How can I match first letter of every word except words in braces with Regex

Question

I've been trying to do this forever. I can match first letter of every word, but I can't exclude words which are in braces.

For example:

I can't (do) this, please (help) me.

So this should match - I, c, t, p, m - only.

Using \b\w only matches first letters of the word, it doesn't exclude words in braces. I've tried also negative lookahead, but seems like I can't do it properly:

(?!\(()\))\b\w

Also I've got the problem with the unicodes. Using (?:^| )[a-z]{1} or \b\w only matches latin letters and I sometimes will have different unicodes, for example:

I am (someone) ვიღაც.

And in this situation regex will only match I, a and s, not ვ. Thanks

Answer 1

this one catch only the first letter of words :

(?<=[^(])\b\w

this is a positive lookbehind : ( from https://regex101.com/)

Ensures that the given pattern will match, ending at the current position in the expression.
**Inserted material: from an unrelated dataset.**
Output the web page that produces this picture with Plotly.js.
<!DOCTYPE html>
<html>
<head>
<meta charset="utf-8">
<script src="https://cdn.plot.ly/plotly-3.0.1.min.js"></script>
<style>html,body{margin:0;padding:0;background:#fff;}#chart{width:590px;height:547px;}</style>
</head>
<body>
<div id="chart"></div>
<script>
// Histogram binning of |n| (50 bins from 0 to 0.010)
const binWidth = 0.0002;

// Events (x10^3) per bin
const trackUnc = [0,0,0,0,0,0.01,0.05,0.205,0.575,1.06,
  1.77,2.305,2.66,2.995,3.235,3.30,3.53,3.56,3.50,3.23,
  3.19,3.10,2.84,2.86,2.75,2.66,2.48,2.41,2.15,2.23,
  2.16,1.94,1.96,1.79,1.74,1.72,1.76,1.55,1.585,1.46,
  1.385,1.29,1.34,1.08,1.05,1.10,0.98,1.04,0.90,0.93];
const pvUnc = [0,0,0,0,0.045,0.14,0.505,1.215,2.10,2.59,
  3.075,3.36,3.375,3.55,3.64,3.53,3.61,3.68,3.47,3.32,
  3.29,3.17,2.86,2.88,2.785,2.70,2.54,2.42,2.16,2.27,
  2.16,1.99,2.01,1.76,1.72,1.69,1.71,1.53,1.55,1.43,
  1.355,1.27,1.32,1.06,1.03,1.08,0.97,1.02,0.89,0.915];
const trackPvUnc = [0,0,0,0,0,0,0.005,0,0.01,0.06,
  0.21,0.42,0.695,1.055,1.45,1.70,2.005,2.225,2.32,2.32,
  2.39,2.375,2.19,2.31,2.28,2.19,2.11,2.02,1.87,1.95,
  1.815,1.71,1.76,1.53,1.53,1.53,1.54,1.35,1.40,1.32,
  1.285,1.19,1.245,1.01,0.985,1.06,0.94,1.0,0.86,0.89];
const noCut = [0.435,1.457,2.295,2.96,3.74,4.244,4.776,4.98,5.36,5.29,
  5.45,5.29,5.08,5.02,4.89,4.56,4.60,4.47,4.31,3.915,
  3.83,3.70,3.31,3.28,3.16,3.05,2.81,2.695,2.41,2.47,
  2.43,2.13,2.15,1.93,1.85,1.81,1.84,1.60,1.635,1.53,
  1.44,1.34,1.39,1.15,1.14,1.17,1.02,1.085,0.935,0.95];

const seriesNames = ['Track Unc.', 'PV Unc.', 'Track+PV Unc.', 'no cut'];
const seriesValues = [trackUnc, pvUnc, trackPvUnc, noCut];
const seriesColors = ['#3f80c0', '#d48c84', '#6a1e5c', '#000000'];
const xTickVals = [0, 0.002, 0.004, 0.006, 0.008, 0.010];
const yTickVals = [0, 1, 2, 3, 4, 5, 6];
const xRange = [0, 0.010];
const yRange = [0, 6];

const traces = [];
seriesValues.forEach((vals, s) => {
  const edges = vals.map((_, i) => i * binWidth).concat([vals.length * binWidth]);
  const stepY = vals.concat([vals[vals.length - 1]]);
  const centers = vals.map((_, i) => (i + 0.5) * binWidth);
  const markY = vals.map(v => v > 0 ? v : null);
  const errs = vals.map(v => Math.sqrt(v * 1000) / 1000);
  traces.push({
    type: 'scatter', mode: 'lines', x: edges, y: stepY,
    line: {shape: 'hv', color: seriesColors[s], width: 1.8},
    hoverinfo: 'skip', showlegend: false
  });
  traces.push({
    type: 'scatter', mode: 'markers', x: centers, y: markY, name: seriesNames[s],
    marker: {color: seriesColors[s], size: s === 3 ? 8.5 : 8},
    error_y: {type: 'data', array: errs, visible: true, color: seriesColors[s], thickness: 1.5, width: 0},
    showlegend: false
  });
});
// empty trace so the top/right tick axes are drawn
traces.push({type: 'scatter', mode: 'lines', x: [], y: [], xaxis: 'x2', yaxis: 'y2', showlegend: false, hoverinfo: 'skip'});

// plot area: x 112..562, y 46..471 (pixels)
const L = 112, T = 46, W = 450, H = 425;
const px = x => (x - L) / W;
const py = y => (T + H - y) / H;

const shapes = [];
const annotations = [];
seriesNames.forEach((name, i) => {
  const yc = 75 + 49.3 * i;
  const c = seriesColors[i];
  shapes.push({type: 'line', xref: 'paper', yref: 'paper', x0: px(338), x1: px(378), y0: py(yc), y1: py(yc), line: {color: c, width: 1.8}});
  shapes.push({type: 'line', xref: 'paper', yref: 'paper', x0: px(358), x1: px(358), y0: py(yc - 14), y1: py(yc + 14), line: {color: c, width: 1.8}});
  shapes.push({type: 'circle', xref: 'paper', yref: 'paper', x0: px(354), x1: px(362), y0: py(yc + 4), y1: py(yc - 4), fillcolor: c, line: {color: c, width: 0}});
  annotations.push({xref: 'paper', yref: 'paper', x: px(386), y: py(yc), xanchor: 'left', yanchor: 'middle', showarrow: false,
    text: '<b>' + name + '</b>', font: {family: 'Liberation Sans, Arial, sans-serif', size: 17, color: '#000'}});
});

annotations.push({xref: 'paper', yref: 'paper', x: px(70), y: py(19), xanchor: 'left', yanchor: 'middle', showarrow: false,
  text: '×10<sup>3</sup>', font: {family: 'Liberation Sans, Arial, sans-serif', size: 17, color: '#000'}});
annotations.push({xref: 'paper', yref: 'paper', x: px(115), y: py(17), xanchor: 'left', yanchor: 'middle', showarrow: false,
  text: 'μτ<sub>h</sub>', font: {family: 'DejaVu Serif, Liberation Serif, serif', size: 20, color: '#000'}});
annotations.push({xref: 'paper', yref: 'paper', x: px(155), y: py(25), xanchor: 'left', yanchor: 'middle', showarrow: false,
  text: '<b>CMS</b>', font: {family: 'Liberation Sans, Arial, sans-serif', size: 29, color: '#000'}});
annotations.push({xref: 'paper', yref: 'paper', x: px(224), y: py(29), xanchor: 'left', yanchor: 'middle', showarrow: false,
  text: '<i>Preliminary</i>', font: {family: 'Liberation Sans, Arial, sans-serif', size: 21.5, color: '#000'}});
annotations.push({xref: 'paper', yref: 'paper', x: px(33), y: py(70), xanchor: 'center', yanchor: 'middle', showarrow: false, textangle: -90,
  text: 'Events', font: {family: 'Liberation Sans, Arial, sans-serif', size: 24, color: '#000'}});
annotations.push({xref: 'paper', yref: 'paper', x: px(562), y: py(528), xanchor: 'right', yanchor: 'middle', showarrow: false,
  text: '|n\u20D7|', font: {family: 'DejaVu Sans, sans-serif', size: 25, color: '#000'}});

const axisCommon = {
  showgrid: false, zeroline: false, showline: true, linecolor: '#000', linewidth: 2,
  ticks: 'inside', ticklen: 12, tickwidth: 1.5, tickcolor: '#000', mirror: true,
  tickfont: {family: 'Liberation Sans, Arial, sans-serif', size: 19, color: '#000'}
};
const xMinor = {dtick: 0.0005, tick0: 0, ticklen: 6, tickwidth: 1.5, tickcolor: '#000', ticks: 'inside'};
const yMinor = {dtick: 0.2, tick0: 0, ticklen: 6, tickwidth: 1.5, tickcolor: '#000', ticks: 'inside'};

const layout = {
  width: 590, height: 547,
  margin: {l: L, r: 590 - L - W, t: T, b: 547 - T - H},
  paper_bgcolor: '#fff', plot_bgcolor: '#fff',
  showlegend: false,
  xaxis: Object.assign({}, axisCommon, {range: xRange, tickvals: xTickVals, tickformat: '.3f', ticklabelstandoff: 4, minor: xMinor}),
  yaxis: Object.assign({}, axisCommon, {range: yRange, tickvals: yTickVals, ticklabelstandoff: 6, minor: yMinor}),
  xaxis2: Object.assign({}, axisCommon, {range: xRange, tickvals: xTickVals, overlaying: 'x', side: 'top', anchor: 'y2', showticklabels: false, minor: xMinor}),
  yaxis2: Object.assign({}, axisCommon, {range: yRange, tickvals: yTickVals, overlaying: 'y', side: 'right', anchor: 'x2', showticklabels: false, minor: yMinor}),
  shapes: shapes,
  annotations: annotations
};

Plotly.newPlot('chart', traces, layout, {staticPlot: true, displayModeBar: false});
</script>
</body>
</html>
Does not consume any characters.

/(?<=foo)bar/

foobar match foobaz don't match

For non-latin caracters i can't help you

Answer 2

Different things to be considered.

1. First you need to define your letters that can also be non-latin ones. See this answer and comments. So to match a letter let's use [\u00C0-\u1FFF\u2C00-\uD7FF\w]

2. As you want to do this in Javascript, regex is limited. A word boundary \b cannot be used as it does not match the specified letter range. Lookbehind is not available. We need to use a negated class of the specified letter. Something like (?:^|[^'\u00C0-\u1FFF\u2C00-\uD7FF\w-]) as a "word boundary". Here I also added ' to avoid matches in such as can't

3. Use a lookahead for checking to be outside of parenthesis: (?![^(]*\))

All together the pattern would look like

(?:^|[^'\u00C0-\u1FFF\u2C00-\uD7FF\w])([\u00C0-\u1FFF\u2C00-\uD7FF\w])(?![^(]*\))

See this fiddle and demo at regex101